### TASK TO CARRY OUT
The lines to extract run from the first line of the material below to the line containing "plt.rcParams['axes.unicode_minus'] = False", both included; leave the pictures behind.

### MATERIAL PROVIDED

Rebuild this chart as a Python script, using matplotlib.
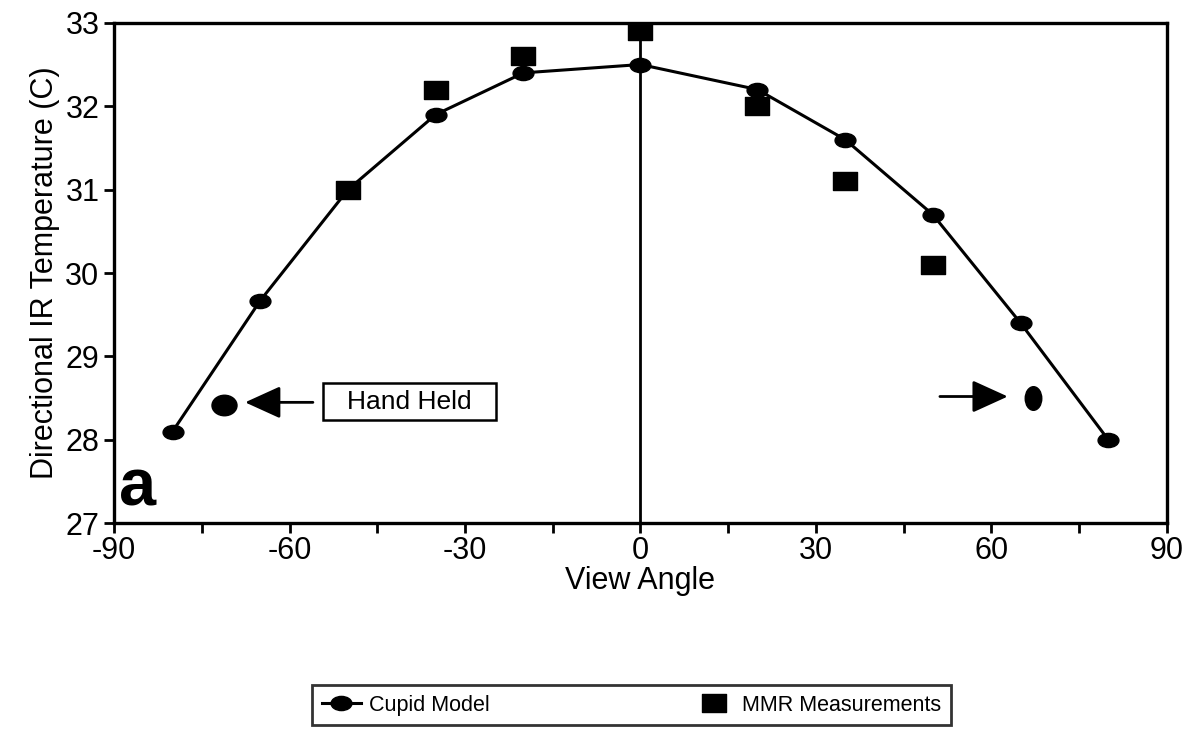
import matplotlib.pyplot as plt
import numpy as np
from matplotlib.path import Path
from matplotlib.patches import Rectangle
from matplotlib.transforms import Affine2D

plt.rcParams['font.family'] = ['Liberation Sans', 'DejaVu Sans']
plt.rcParams['axes.unicode_minus'] = False

# data
angle_model = [-80, -65, -50, -35, -20, 0, 20, 35, 50, 65, 80]
temp_model = [28.1, 29.67, 31.0, 31.9, 32.4, 32.5, 32.2, 31.6, 30.7, 29.4, 28.0]
angle_mmr = [-50, -35, -20, 0, 20, 35, 50]
temp_mmr = [31.0, 32.2, 32.6, 32.9, 32.0, 31.1, 30.1]
angle_hand = [-71.2, 67.1]
temp_hand = [28.42, 28.5]

# flattened markers like the scanned original
ellipse = Path.unit_circle().transformed(Affine2D().scale(1, 0.68))
round_dot = Path.unit_circle().transformed(Affine2D().scale(1, 0.82))
tall_ellipse = Path.unit_circle().transformed(Affine2D().scale(0.7, 1))
rect = Path([(-1, -0.75), (1, -0.75), (1, 0.75), (-1, 0.75), (-1, -0.75)],
            [Path.MOVETO, Path.LINETO, Path.LINETO, Path.LINETO, Path.CLOSEPOLY])

fig = plt.figure(figsize=(11.98, 7.36), dpi=100)
ax = fig.add_axes([0.0952, 0.289, 0.8788, 0.680])

ax.axvline(0, color='black', lw=2, zorder=1)
ax.plot(angle_model, temp_model, color='black', lw=2.2, marker=ellipse,
        markersize=15, label='Cupid Model', zorder=3)
ax.plot(angle_mmr, temp_mmr, ls='none', marker=rect, markersize=17,
        color='black', label='MMR Measurements', zorder=4)
ax.plot(angle_hand[:1], temp_hand[:1], ls='none', marker=round_dot,
        markersize=18, color='black')
ax.plot(angle_hand[1:], temp_hand[1:], ls='none', marker=tall_ellipse,
        markersize=17, color='black')

# "Hand Held" label and arrows
ax.add_patch(Rectangle((-54.3, 28.24), 29.6, 0.44, fc='white', ec='black',
                       lw=1.8, zorder=2))
ax.text(-39.5, 28.45, 'Hand Held', fontsize=19, ha='center', va='center',
        zorder=3)
arrow = dict(arrowstyle='-|>,head_length=1.1,head_width=0.5', color='black',
             lw=2, mutation_scale=20, shrinkA=0, shrinkB=0)
ax.annotate('', xy=(-67.6, 28.45), xytext=(-56, 28.45), arrowprops=arrow)
ax.annotate('', xy=(62.8, 28.52), xytext=(51.2, 28.52), arrowprops=arrow)

ax.text(-89.2, 27.05, 'a', fontsize=48, fontweight='bold', ha='left',
        va='bottom')

ax.set_xlim(-90, 90)
ax.set_ylim(27, 33)
ax.set_xticks(np.arange(-90, 91, 30))
ax.set_xticks(np.arange(-75, 90, 30), minor=True)
ax.set_yticks(np.arange(27, 34, 1))
ax.tick_params(axis='both', which='both', direction='out', width=2,
               labelsize=22)
ax.tick_params(axis='both', which='major', length=7)
ax.tick_params(axis='x', which='minor', length=7)
ax.tick_params(axis='x', pad=2)
for s in ax.spines.values():
    s.set_linewidth(2.4)

ax.set_xlabel('View Angle', fontsize=22, labelpad=0)
ax.set_ylabel('Directional IR Temperature (C)', fontsize=22, labelpad=4)

leg = fig.legend(loc='center', bbox_to_anchor=(0.527, 0.042), ncol=2,
                 fontsize=15.5, frameon=True, fancybox=False, edgecolor='black',
                 columnspacing=9.5, handlelength=1.8, handletextpad=0.4,
                 borderpad=0.45, borderaxespad=0)
leg.get_frame().set_linewidth(2)

fig.savefig('out.png', dpi=100)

### ANSWER TO THE EXERCISE
Rebuild this chart as a Python script, using matplotlib.
import matplotlib.pyplot as plt
import numpy as np
from matplotlib.path import Path
from matplotlib.patches import Rectangle
from matplotlib.transforms import Affine2D

plt.rcParams['font.family'] = ['Liberation Sans', 'DejaVu Sans']
plt.rcParams['axes.unicode_minus'] = False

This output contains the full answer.